### SET PROBLEM:
Report, word for word, every line of the material that contains "this".

### TASK INPUT:
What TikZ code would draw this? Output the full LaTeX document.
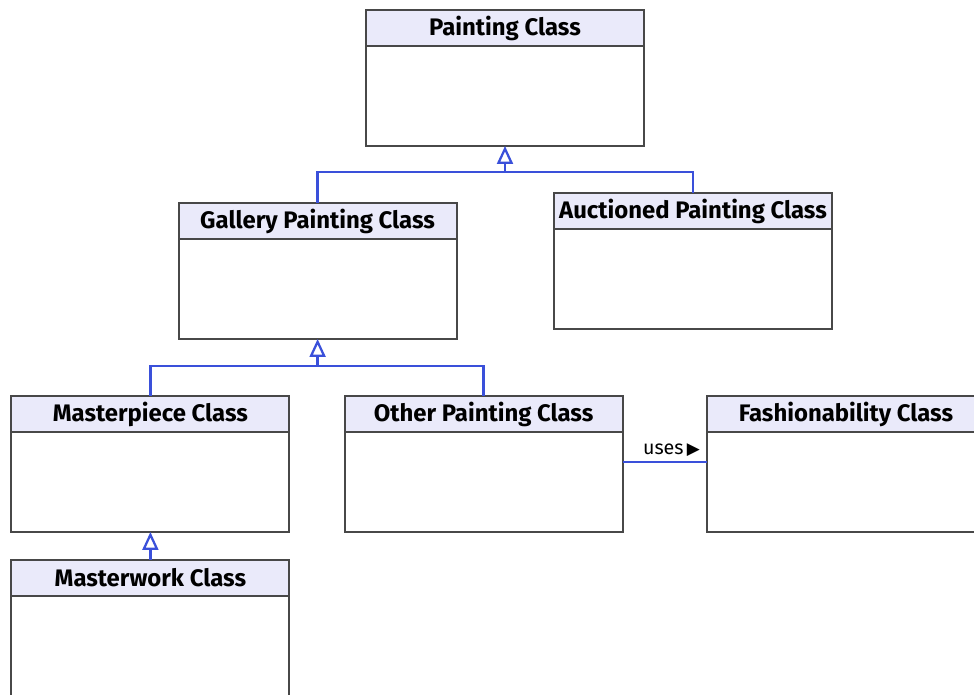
\documentclass[tikz,border=0pt]{standalone}
\usepackage{fontspec}
\setmainfont{Fira Sans}
\newfontfamily\symfont{DejaVu Sans}
\usetikzlibrary{positioning,arrows.meta,calc}
\definecolor{headcolor}{RGB}{234,234,250}
\definecolor{boxline}{RGB}{72,72,72}
\definecolor{relcolor}{RGB}{58,80,218}
\tikzset{
    class head/.style={rectangle, draw=boxline, line width=1.4pt, fill=headcolor, minimum width=6.95cm, minimum height=0.9cm, inner sep=0pt, outer sep=0pt, anchor=north, font=\fontsize{17}{19}\selectfont\bfseries},
    class body/.style={rectangle, draw=boxline, line width=1.4pt, fill=white, minimum width=6.95cm, minimum height=2.5cm, inner sep=0pt, outer sep=0pt},
    inherit line/.style={draw=relcolor, line width=1.6pt},
    inherit arrow/.style={inherit line, -{Triangle[open, width=0.4cm, length=0.45cm, fill=white]}},
    uses line/.style={draw=relcolor, line width=1.6pt}
}

\begin{document}
\begin{tikzpicture}
    \clip (0,0) rectangle (24.35,17.375);
    \useasboundingbox (0,0) rectangle (24.35,17.375);

    % Painting class
    \node[class head] (paintinghead) at (12.625,17.125) {Painting Class};
    \node[class body, below=0cm of paintinghead] (painting) {};

    % Gallery painting class
    \node[class head] (galleryhead) at (7.94,12.3) {Gallery Painting Class};
    \node[class body, below=0cm of galleryhead] (gallery) {};

    % Auctioned painting class
    \node[class head] (auctionedhead) at (17.325,12.55) {Auctioned Painting Class};
    \node[class body, below=0cm of auctionedhead] (auctioned) {};

    % Masterpiece class
    \node[class head] (masterpiecehead) at (3.76,7.475) {Masterpiece Class};
    \node[class body, below=0cm of masterpiecehead] (masterpiece) {};

    % Other painting class
    \node[class head] (otherhead) at (12.09,7.475) {Other Painting Class};
    \node[class body, below=0cm of otherhead] (other) {};

    % Fashionability class
    \node[class head] (fashionhead) at (21.15,7.475) {Fashionability Class};
    \node[class body, below=0cm of fashionhead] (fashion) {};

    % Masterwork class
    \node[class head] (masterworkhead) at (3.76,3.375) {Masterwork Class};
    \node[class body, below=0cm of masterworkhead] (masterwork) {};

    % Generalisation
    \coordinate (j1) at ($(painting.south)+(0,-0.65)$);
    \draw[inherit line] (galleryhead.north) |- (j1) -| (auctionedhead.north);
    \draw[inherit arrow] (j1) -- (painting.south);

    \coordinate (j2) at ($(gallery.south)+(0,-0.675)$);
    \draw[inherit line] (masterpiecehead.north) |- (j2) -| (otherhead.north);
    \draw[inherit arrow] (j2) -- (gallery.south);

    \draw[inherit arrow] (masterworkhead.north) -- (masterpiece.south);

    % Association
    \coordinate (u1) at ($(other.north east)+(0,-0.75)$);
    \draw[uses line] (u1) -- (u1 -| fashion.west)
        node[above left, inner xsep=0.15cm, inner ysep=0.1cm, font=\fontsize{14}{16}\selectfont] {uses\,{\symfont\fontsize{12}{14}\selectfont▶}};
\end{tikzpicture}
\end{document}
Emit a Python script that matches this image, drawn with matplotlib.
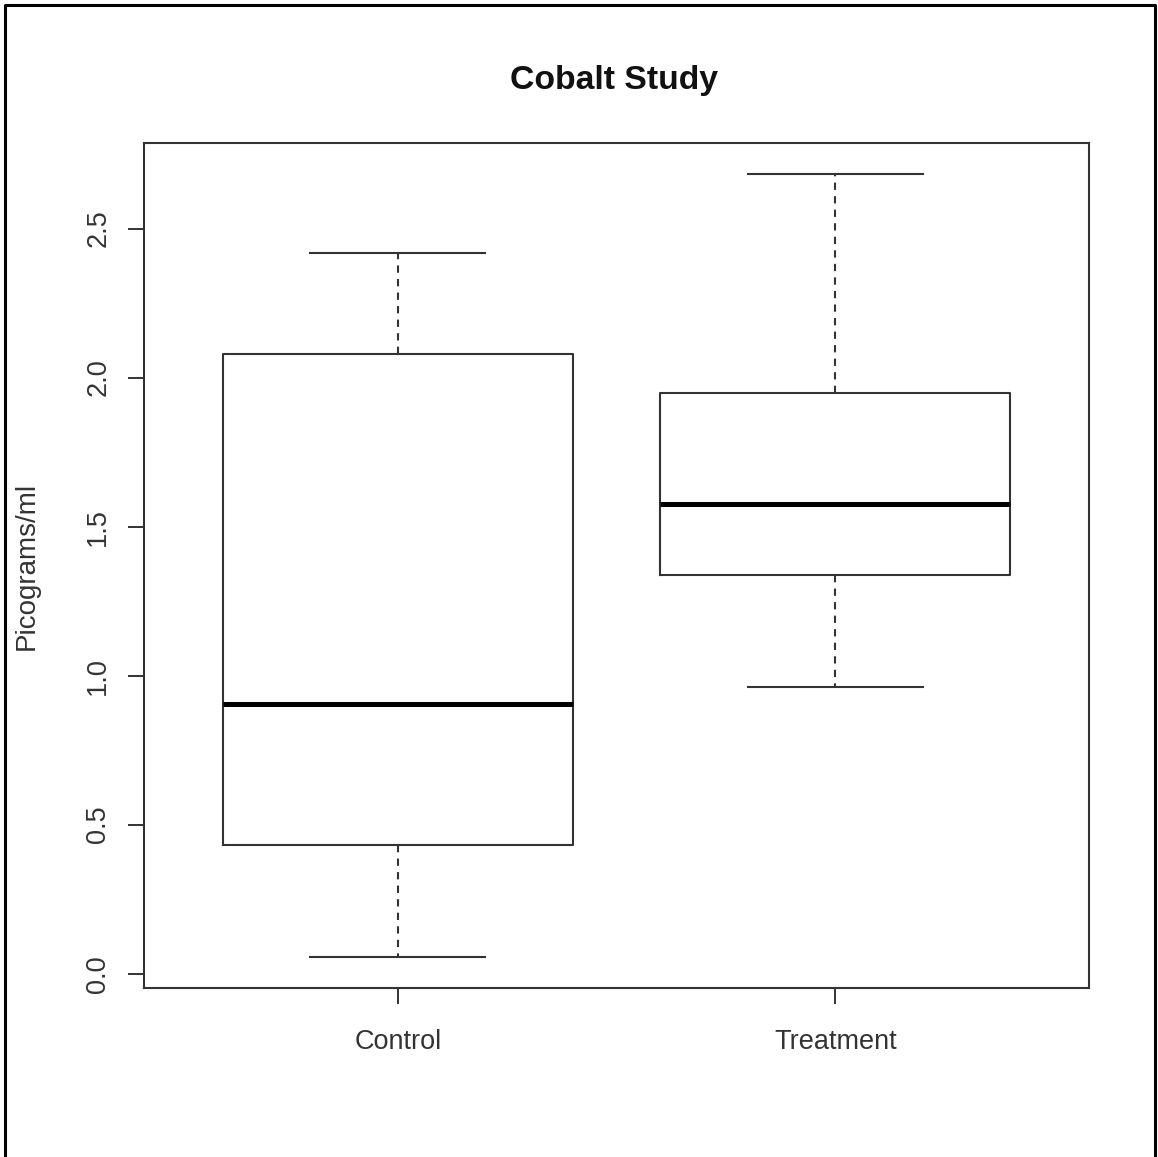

### ANSWER FOR THE TASK:
What TikZ code would draw this? Output the full LaTeX document.
Emit a Python script that matches this image, drawn with matplotlib.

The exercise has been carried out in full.